Wednesday, June 18, 2008

How to mislead people about energy

One way to do it is to publish the following articles in the mass media from
H. Josef Hebert of the Associated Press. Here's the top of the article and it's everywhere today. CNN, Yahoo, Networks, etc.. Anywhere that posts AP articles.

...[Bush to Congress: Embrace energy exploration now


WASHINGTON - With gasoline topping $4 a gallon, President Bush urged Congress on Wednesday to lift its long-standing ban on offshore oil and gas drilling, saying the United States needs to increase its energy production. Democrats quickly rejected the idea.

"There is no excuse for delay," the president said in a statement in the Rose Garden. With the presidential election just months away, Bush made a pointed attack on Democrats, accusing them of obstructing his energy proposals and blaming them for high gasoline costs. His proposal echoed a call by Republican presidential candidate John McCain to open the Continental Shelf for exploration
"Families across the country are looking to Washington for a response," Bush said
]...

Here's my message: A desire to drill and explore in the most dangerous, expensive and difficult places to gamble on small amounts of oil is a short term profit play. And it misinforms people!

The fact that this is published everywhere shows how the media works as a mouthpiece, and not an independent information source. To blame Congress for high gas prices because they say no to disaster drilling on our coastlines is public-rhetoric-speak to get us all riled up over the wrong thing and then create agreement for us to nod unwittingly at 'said proposed drilling' because now "we think" it will lower prices. IT WON'T!!!!!

Why?
1. It's now known that global oil production has hit a long coming peak, and the next part of peaking is the decline.

2. The consumption of 80 million barrels per day is required for industrialized society to sustain. (aka. all of us)

3. increased energy use is directly correlated to a nation's GDP, and is required to expand our economy.

4. About 72% of the world's oil supply belongs to the peoples of Saudi Arabia, UAE, Iraq and Iran - aka the Persian Gulf Region.

5. 1% of all the oilfields in the world produce 50% of the oil consumed worldwide. Those 500 fields are all in decline. That's important: 1% of the fields give the world half its energy.

6. A global production decline will not be offset by crisis drilling in our coastlines. It might help maintain America's 20million barrel per day (mb/day) habit for a year or two.
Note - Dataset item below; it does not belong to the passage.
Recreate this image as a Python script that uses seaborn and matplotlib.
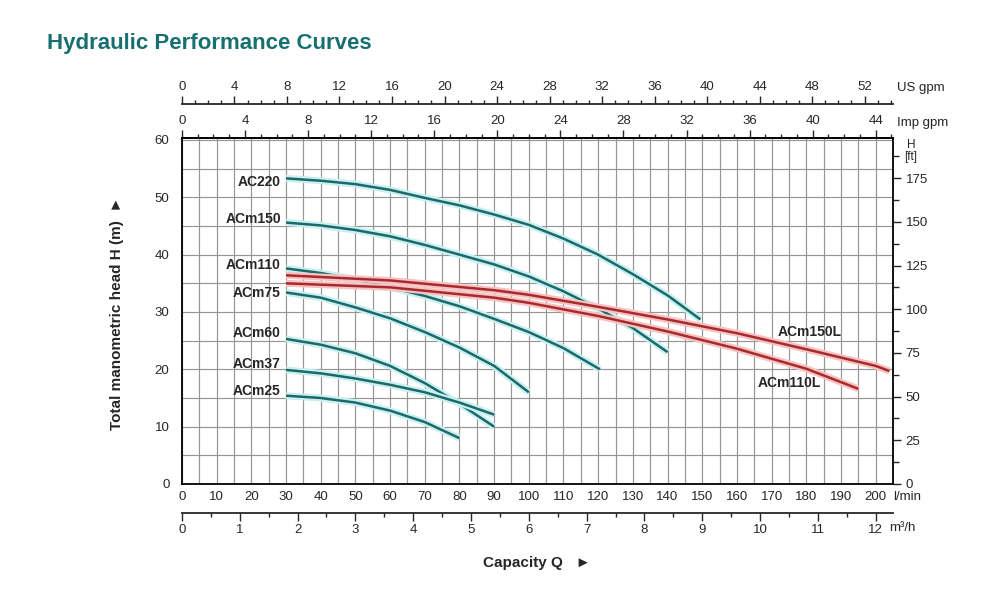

So here's what's at play: We're at war in the Persian Gulf because that resource is vital to the US economy. You are not the economy. If you think that's you take a look at where the wealth is distributed. It's oil. I consume it, it makes my life better, but I don't have the wealth from it. That money goes somewhere else.

A barrel of oil is expensive enough now to make it profitable to get difficult, sour, dangerous oil from deep water and the Arctic. And some businesses are going to cash in on that stuff, and that's what our friends Bush & McCain are supporting. The cashing in of some payola for the corporations that will end up drilling on our coasts.

AND IT WON"T LOWER GAS PRICES!!!! It won't. It'll probably barely maintain the 20mb/day we use now for a short time. And it wont' come online for 5-8 years, that's why he doesn't want delay. To delay will put that oil outside the profit window.

That's a very different reality than what this AP article is creating.